Synthesis and application of Fe3O4@RHA nanocatalyst in the synthesis of polyhydroquinolines and dihydropyrimidinones (statistical approach to optimize parameters)

Abstract

In this study, rice husk ash as silica source was obtained and then, by adding Fe₃O₄, Fe₃O₄@RHA core-shell nanocatalyst was prepared. The Fe₃O₄@RHA nanocatalyst was identified using VSM, XRD, FE-SEM, EDX, and FT-IR analysis, and the optimization of the effective parameters in the reaction was done using response surface methodology (RSM).
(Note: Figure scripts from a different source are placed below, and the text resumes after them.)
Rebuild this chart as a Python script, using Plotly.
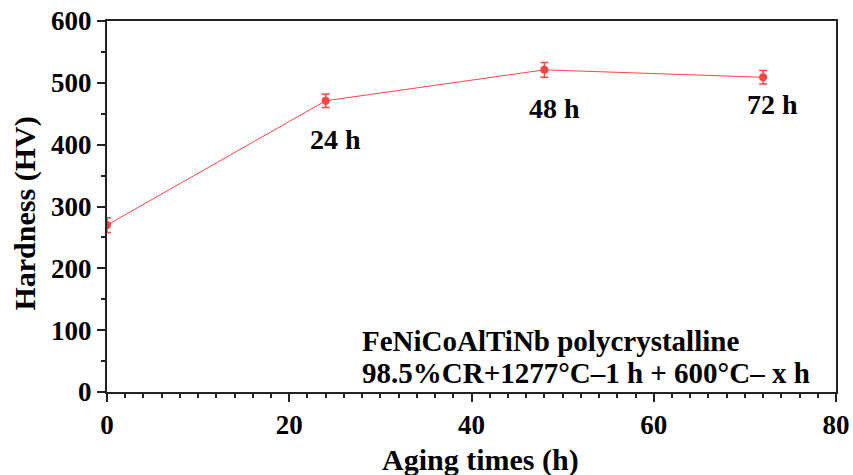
import plotly.graph_objects as go

aging_h = [0, 24, 48, 72]
hardness = [270, 471, 521, 509]
err = [12, 11, 12, 11]
labels = ["24 h", "48 h", "72 h"]
label_x = [25.1, 49.1, 73.0]
label_y = [409, 458, 465]

FONT = "Liberation Serif"
RED = "#ff4444"

fig = go.Figure()
fig.add_trace(go.Scatter(
    x=aging_h, y=hardness, mode="lines+markers",
    line=dict(color=RED, width=1),
    marker=dict(color=RED, size=8, symbol="circle"),
    error_y=dict(type="data", array=err, color=RED, thickness=1.5, width=4),
    showlegend=False,
))

for t, x, y in zip(labels, label_x, label_y):
    fig.add_annotation(x=x, y=y, text="<b>%s</b>" % t, showarrow=False,
                       font=dict(family=FONT, size=28, color="black"))

fig.add_annotation(xref="paper", yref="paper", x=0.347, y=0.137, xanchor="left", yanchor="middle",
                   text="<b>FeNiCoAlTiNb polycrystalline</b>", showarrow=False,
                   font=dict(family=FONT, size=29, color="black"))
fig.add_annotation(xref="paper", yref="paper", x=0.347, y=0.050, xanchor="left", yanchor="middle",
                   text="<b>98.5%CR+1277°C–1 h + 600°C– x h</b>", showarrow=False,
                   font=dict(family=FONT, size=29, color="black"))

# axis titles
fig.add_annotation(xref="paper", yref="paper", x=0.513, y=-0.183, xanchor="center", yanchor="middle",
                   text="<b>Aging times (h)</b>", showarrow=False,
                   font=dict(family=FONT, size=30, color="black"))
fig.add_annotation(xref="paper", yref="paper", x=-0.113, y=0.48, xanchor="center", yanchor="middle",
                   text="<b>Hardness (HV)</b>", showarrow=False, textangle=-90,
                   font=dict(family=FONT, size=30, color="black"))

axis_common = dict(
    showgrid=False, zeroline=False, showline=True, linecolor="#222", linewidth=2,
    mirror=True, ticks="outside", tickcolor="#222", tickwidth=2, ticklen=8,
    tickfont=dict(family=FONT, size=27, color="black"), automargin=False,
)
fig.update_xaxes(range=[0, 80], dtick=20, tick0=0,
                 minor=dict(dtick=2, ticks="outside", ticklen=4, tickcolor="#222", tickwidth=1.5),
                 **axis_common)
fig.update_yaxes(range=[0, 600], dtick=100, tick0=0,
                 minor=dict(dtick=50, ticks="outside", ticklen=4, tickcolor="#222", tickwidth=1.5),
                 **axis_common)
fig.update_xaxes(tickprefix="<b>", ticksuffix="</b>")
fig.update_yaxes(tickprefix="<b>", ticksuffix="</b>")

fig.update_layout(width=853, height=475, margin=dict(l=107, r=17, t=21, b=83),
                  plot_bgcolor="white", paper_bgcolor="white")
fig.write_html("out.html")
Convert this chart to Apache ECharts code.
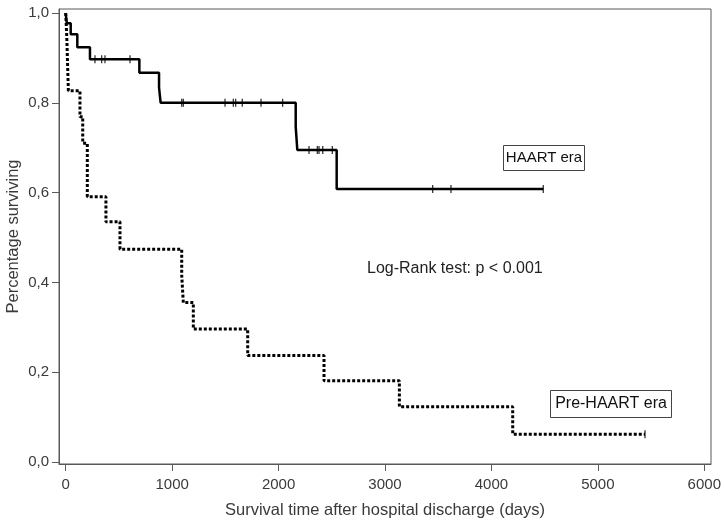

This nanocatalyst had spherical particles with an average particle size of about 30 nm and good magnetic properties of about 42 emu/gr. The Fe₃O₄ particles encapsulated in RHA were easily recovered and showed good catalytic activity. Using Fe₃O₄@RHA biosynthesized nanocatalyst, polyhydroquinoline derivatives were obtained through multi-component condensation of ammonium acetate, aldehyde, ethyl acetoacetate, and dimedone, under solvent-free conditions at 80 °C, as well as dihydropyrimidinone derivatives through multi-component reactions by condensation of urea, aromatic aldehyde, and β-Keto ester under solvent-free conditions at 70 °C. Fe₃O₄@RHA nanocatalyst was introduced as a heterogeneous, stable, and environmentally compatible catalyst; in its production, dangerous materials, reagents, and solvents were avoided and it is environmentally friendly. In addition, it has the advantage of being recyclable, resulting in short reaction time, high product yield, and economically good performance.